Let's assume that after almost sixty years of their contribution, they have not made any advancement in Israeli society, that they are disgruntled because they were, in effect, lied to, that an overwhelming number of them now -- for the first time since the early years of the state, when they were literally forced against their will to do military service -- are opposed to compulsory military service.

Hard to imagine a group like that?

Ever head of the Druze?

Yes, you heard me right. According to Haaretz around 3 weeks, polls of the Druze are overwhelmingly in favor of doing away with compulsory Druze service. Reason? They have not been advanced at all in Israel society, despite their service.

Or in Hebrew the phrase is, The Kushi did what he was asked to do; the Kushi can now go.

But I understand why you would think otherwise. You are a liberal, a decent sort, and you want to believe that the sort of tokenism you referred to (yes, there is an Arab on the supreme court, and he will probably be the last Arab for a long time, since the nomination process is moving towards a political one and not one controlled by a professional liberal elite...but how much of that did you know)

This sort of tokenism allows liberal Zionists to sleep at night. What there is systematic discrimination in terms of allocation of funds, chances for advancement, accusations of fifth-column, a majority of Israelis saying they don't think Arabs should have equal rights with Jews? Heck, every country has problems, I am sure that when peace comes, things will improve.

And I am telling you that the 1948 regime is unable to give more than lipservice to equality because it is foundationally discriminatory.

Or to put it differently -- there is no analogy between Israel and the United States. Period. Those who think there is are deluding themselves.

Let's face it -- equality is viewed by most Israelis as an existential threat. That's why when I want American to a be a liberal democracy, a nation state of all its citizens without distinction of religion, color, creed, sexual orientation, you name it -- I am considered a moderate.

But when I feel the same sentiments about Israel, I am called a radical leftist.

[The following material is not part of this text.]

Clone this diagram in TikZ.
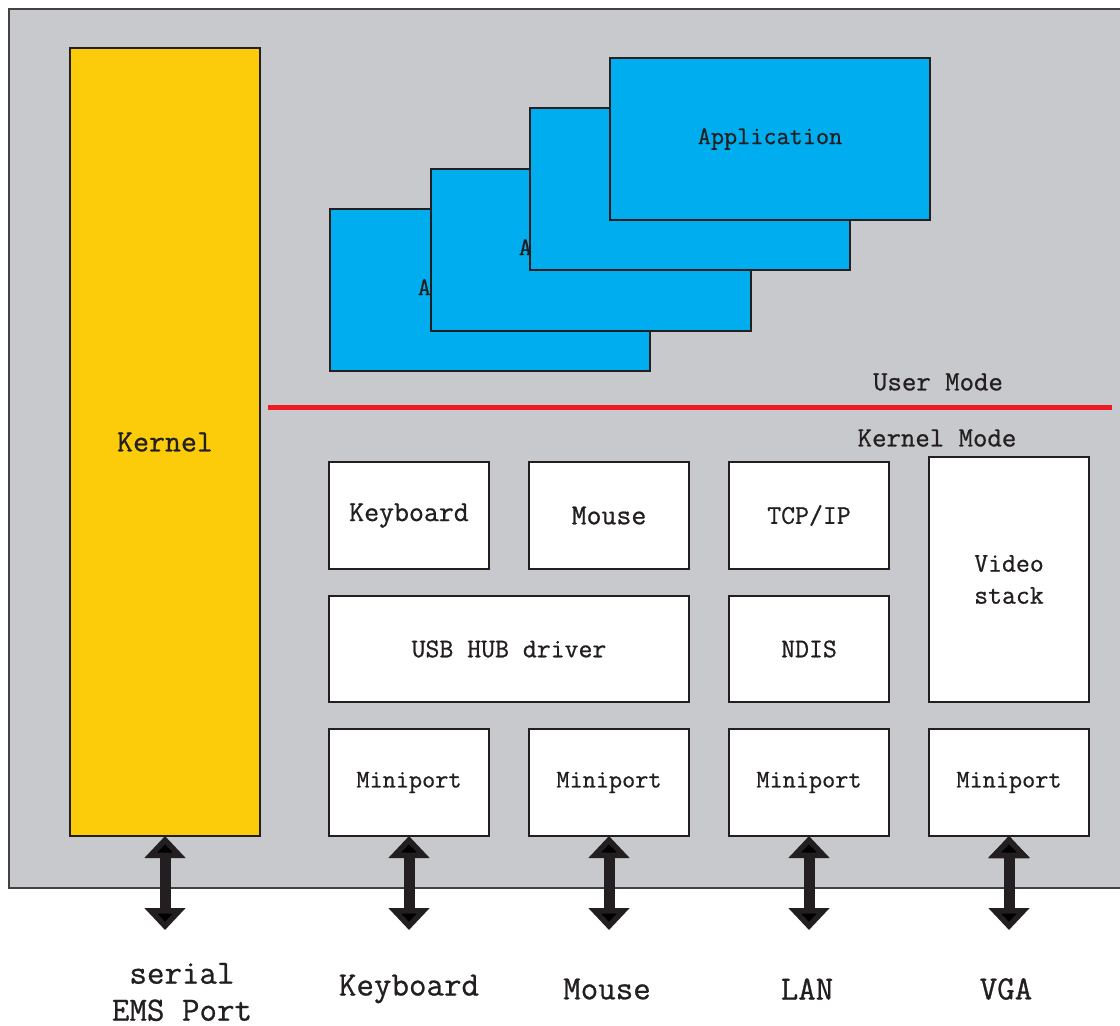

That's because this state is deeply, deeply out of kilter. It needs to be recalibated -- and BDS is one of the ways it will be, God willing.

Richard Witty said...

There is analogy between Israel and Ireland, Israel and South Africa, Israel and India, and Israel and the US in which once service is universal, that meritocracy inevitably begins as a basis of integration rather than family, ethnicity, party or any other form of favoritism.

In South Africa, it is NOT BDS that broke apartheid, but a large combination of efforts. Specifically, I once worked as an assistant for an IBM exec who worked in South Africa. His division of IBM had a non-discrimmination policy, and did hire competent and educated (there were many, mostly from British Christian schools) black employees. There definitely was a firm glass ceiling, but before positions changed, hearts and minds changed.

De Klerk NEVER would have shifted without the confidence from high and middle black leaders (political and commerce) that they were mature and competent, non-discriminatory themselves.

It is a prerequisite sequence. Hearts and minds making a path for the possibility of changing institutions. There is no magic.

The path is not of "all", as that will obviously be an impossibility. It is a path of critical mass though.

I prefer to continue to move forward.

I see the militant approach (including BDS), any attraction for it felt and certainly expressed ever, as much of a prospect of backfiring (more actually), than your despair about mandatory social/military service.

I describe the effects of successful BDS as nearly certainly firming the bunker mentality of Israelis, rather than loosening it. And, that rather than instituting a darkness before the dawn, it will end up instituting a darkness before a greater darkness.

Your accusations of milquetoast may be correct, or may be utterly incorrect and misguided.

One thing that happens too damn often, is when militants demand all or nothing and get nothing, they stop attempting to move things forward comrehensively, socially.

I know you've seen it. Why not enhance paths that do exist, even if they have a possibility of failure.